CHP Genel Başkan Yardımcısı Bülent Kuşoğlu'nun "Kılıçdaroğlu aday olmazsa masa dağılır" sözleri, en çok İP Genel Başkanı Meral Akşener'in dengesini bozdu.
Akşener, daha önce Gürsel Tekin'in çıkışını fırsata çevirip HDP yükünden kurtulmak istedi ama Kuşoğlu'nun restiyle elini açık etti ve ne yapacağını şaşırdı.
Birkaç gündür Akşener'in yaşadığı şaşkınlığın gölgesinde İyi Parti kulislerini izliyorum. Parti içinde CHP'dekinden çok daha fazla bir huzursuzluk var. Bir kere, İyi Partililer Akşener'in cumhurbaşkanı adayı olmasını istiyor. Onun, "Ben başbakan olacağım" stratejisini yanlış buluyor ve Kılıçdaroğlu'nun bunu fırsata çevirdiğini düşünüyor.
Akşener şimdi geri adım atmaya çalışıyor ama bunu da kamuoyuna açıklayamıyor. Bu yüzden kıvranıp duruyor. Kılıçdaroğlu'nun adaylığına destek verse partisinin oy kaybedeceği ihtimali var; tersini yapıp "Ama yani bu şimdi iyi bir soru olmadı" dese CHP'lilerden zılgıt yiyor.
İYİ PARTİ'DE 'KORAYCILAR' KORKUSU
İşi öyle bir noktaya getirdi ki tıpkı CHP'deki "Ekremciler" gibi parti içinde artık "Koraycılar" diye bir grup ciddi ciddi harekete geçmiş, pusuda bekliyor. Üst yönetime yakın İyi Partili biri şöyle diyor:
"İyi Parti ne merkeze oturdu ne de milliyetçi bir çizgiye. Daha önemlisi eğer Kılıçdaroğlu aday olursa, CHP tabanından bize gelecek oylar gelmeyecek. İyi Parti'nin oyu 9 veya 10'da kalırsa parti içi kavga başlar."
Akşener'ın son dönemde Mansur Yavaş'ı öne çıkarması, İmamoğlu'nu elinin altında tutması, hatta bu hafta içinde DEVA ve Gelecek Parti genel başkanlarıyla görüşecek olması, bu sıkışmayı aşma çabasından başka bir şey değil.
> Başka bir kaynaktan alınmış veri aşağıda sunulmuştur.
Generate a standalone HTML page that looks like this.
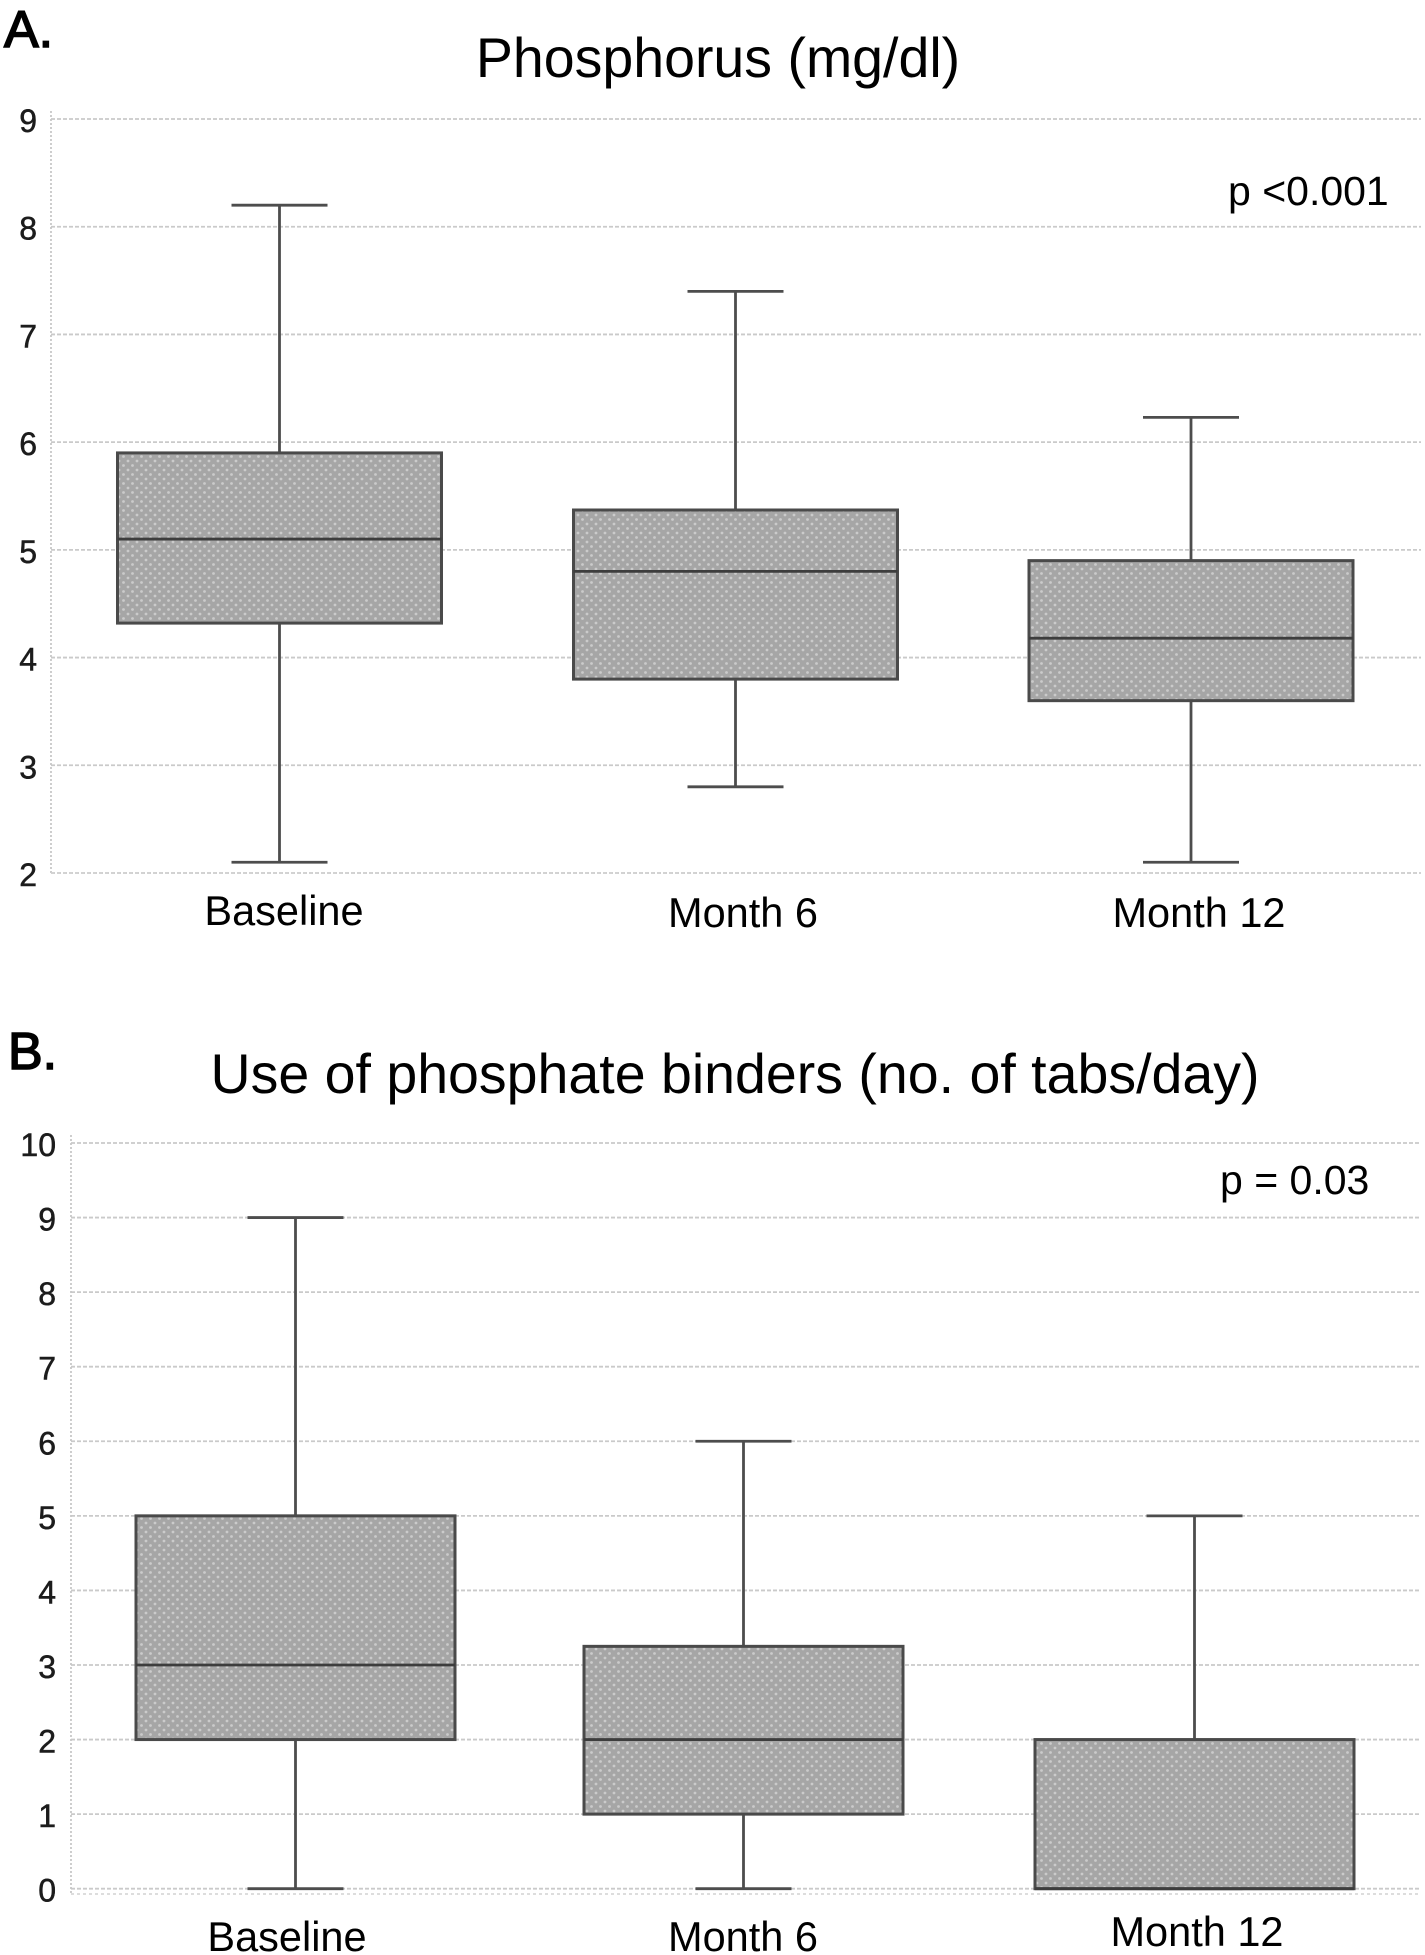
<!DOCTYPE html>
<html lang="en">
<head>
<meta charset="utf-8">
<title>Phosphorus and phosphate binder box plots</title>
<style>
html,body{margin:0;padding:0;background:#fff;}
svg{display:block;}
text{font-family:"Liberation Sans",sans-serif;fill:#000;}
.tick{font-size:32px;fill:#1c1c1c;stroke:#1c1c1c;stroke-width:.5px;}
.cat{font-size:41.5px;text-anchor:middle;}
.title{font-size:55.5px;text-anchor:middle;}
.pval{font-size:41px;}
.letter{font-size:52px;stroke:#000;stroke-width:1.6px;}
</style>
</head>
<body>
<svg id="figure" xmlns="http://www.w3.org/2000/svg" width="1425" height="1955" viewBox="0 0 1425 1955">
<defs>
<pattern id="dots" patternUnits="userSpaceOnUse" width="9" height="9">
<rect width="9" height="9" fill="#a6a6a6"/>
<circle cx="2" cy="2" r="1.4" fill="#cbcbcb"/>
<circle cx="6.5" cy="6.5" r="1.4" fill="#cbcbcb"/>
</pattern>
</defs>
<text class="letter" x="4" y="47">A.</text>
<text class="title" x="718" y="77">Phosphorus (mg/dl)</text>
<text class="pval" x="1228" y="205">p &lt;0.001</text>
<text class="letter" x="8" y="1069">B.</text>
<text class="title" x="735" y="1093">Use of phosphate binders (no. of tabs/day)</text>
<text class="pval" x="1220" y="1194">p = 0.03</text>
<g id="panelA"></g>
<g id="panelB"></g>
</svg>
<script>
// Panel A data: phosphorus (mg/dl)
const categoriesA = ["Baseline", "Month 6", "Month 12"];
const ticksA = [2, 3, 4, 5, 6, 7, 8, 9];
const lowA = [2.1, 2.8, 2.1];
const q1A = [4.32, 3.8, 3.6];
const medianA = [5.1, 4.8, 4.18];
const q3A = [5.9, 5.37, 4.9];
const highA = [8.2, 7.4, 6.23];

// Panel B data: phosphate binders (tabs/day)
const categoriesB = ["Baseline", "Month 6", "Month 12"];
const ticksB = [0, 1, 2, 3, 4, 5, 6, 7, 8, 9, 10];
const lowB = [0, 0, 0];
const q1B = [2, 1, 0];
const medianB = [3, 2, 0];
const q3B = [5, 3.25, 2];
const highB = [9, 6, 5];

const NS = "http://www.w3.org/2000/svg";
function mk(tag, attrs, parent) {
  const el = document.createElementNS(NS, tag);
  for (const k in attrs) el.setAttribute(k, attrs[k]);
  parent.appendChild(el);
  return el;
}

function drawPanel(root, cfg, cats, ticks, low, q1, med, q3, high) {
  const y = v => cfg.yTop + (cfg.vMax - v) * (cfg.yBottom - cfg.yTop) / (cfg.vMax - cfg.vMin);
  const bx = i => cfg.boxLeft[i];
  const cx = i => bx(i) + cfg.boxWidth / 2;

  ticks.forEach(t => {
    const line = mk("line", {x1: cfg.axisX, x2: cfg.right, y1: y(t), y2: y(t), stroke: "#cacaca", "stroke-width": 1.8, "stroke-dasharray": "4 2"}, root);
    
    
    const label = mk("text", {class: "tick", x: cfg.tickRight, y: y(t) + 13, "text-anchor": "end"}, root);
    label.textContent = t;
    
    
  });

  const yAxis = mk("line", {x1: cfg.axisX, x2: cfg.axisX, y1: cfg.yTop - 8, y2: cfg.axisBottom, stroke: "#c8c8c8", "stroke-width": 1.8, "stroke-dasharray": "2 2"}, root);
  
  
  const xAxis = mk("line", {x1: cfg.axisX, x2: cfg.right, y1: cfg.axisBottom, y2: cfg.axisBottom, stroke: "#d2d2d2", "stroke-width": 1.6, "stroke-dasharray": "3 3"}, root);
  
  

  cats.forEach((c, i) => {
    const wStyle = {stroke: "#4d4d4d", "stroke-width": 2.8};
    const whisker = mk("line", Object.assign({x1: cx(i), x2: cx(i), y1: y(high[i]), y2: y(low[i])}, wStyle), root);
    
    
    const capHigh = mk("line", Object.assign({x1: cx(i) - 48, x2: cx(i) + 48, y1: y(high[i]), y2: y(high[i])}, wStyle), root);
    
    
    const capLow = mk("line", Object.assign({x1: cx(i) - 48, x2: cx(i) + 48, y1: y(low[i]), y2: y(low[i])}, wStyle), root);
    
    
    const box = mk("rect", {x: bx(i), width: cfg.boxWidth, y: y(q3[i]), height: y(q1[i]) - y(q3[i]), fill: "url(#dots)", stroke: "#4a4a4a", "stroke-width": 3}, root);
    
    
    const median = mk("line", {x1: bx(i), x2: bx(i) + cfg.boxWidth, y1: y(med[i]), y2: y(med[i]), stroke: "#3d3d3d", "stroke-width": 2.8}, root);
    
    
    const label = mk("text", {class: "cat", x: cfg.catX[i], y: cfg.catY[i]}, root);
    label.textContent = c;
    
    
  });
}

drawPanel(document.getElementById("panelA"), {
  yTop: 119, yBottom: 873, vMin: 2, vMax: 9, axisX: 51, right: 1421, axisBottom: 873, tickRight: 37,
  boxLeft: [117.5, 573.5, 1029], boxWidth: 324, catX: [284, 743, 1199], catY: [925, 927, 927]
}, categoriesA, ticksA, lowA, q1A, medianA, q3A, highA);

drawPanel(document.getElementById("panelB"), {
  yTop: 1143, yBottom: 1888.7, vMin: 0, vMax: 10, axisX: 71, right: 1421, axisBottom: 1894, tickRight: 56,
  boxLeft: [136, 584, 1035], boxWidth: 319, catX: [287, 743, 1197], catY: [1951, 1951, 1946]
}, categoriesB, ticksB, lowB, q1B, medianB, q3B, highB);
</script>
</body>
</html>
Aşacak gibi görünmüyor ama yine de Kılıçdaroğlu'nun ev sahipliği yapacağı 2 Ekim'deki 6'lı masa toplantısına eli güçlü gitmek istiyor.
Ama ne yazık ki Akşener'in oraya eli güçlü gideceğine dair İyi Partililerin bir umudu yok. Hatta öyle umutsuzlar ki, "Masayı dağıtır mı yoksa zaman kazanmaya mı çalışır?" sorumuza İyi Partili biri şu cevabı veriyor:
"İkinci ihtimali daha güçlü görüyorum. Çünkü masayı kim kurduysa o dağıtır, bizimkiler değil."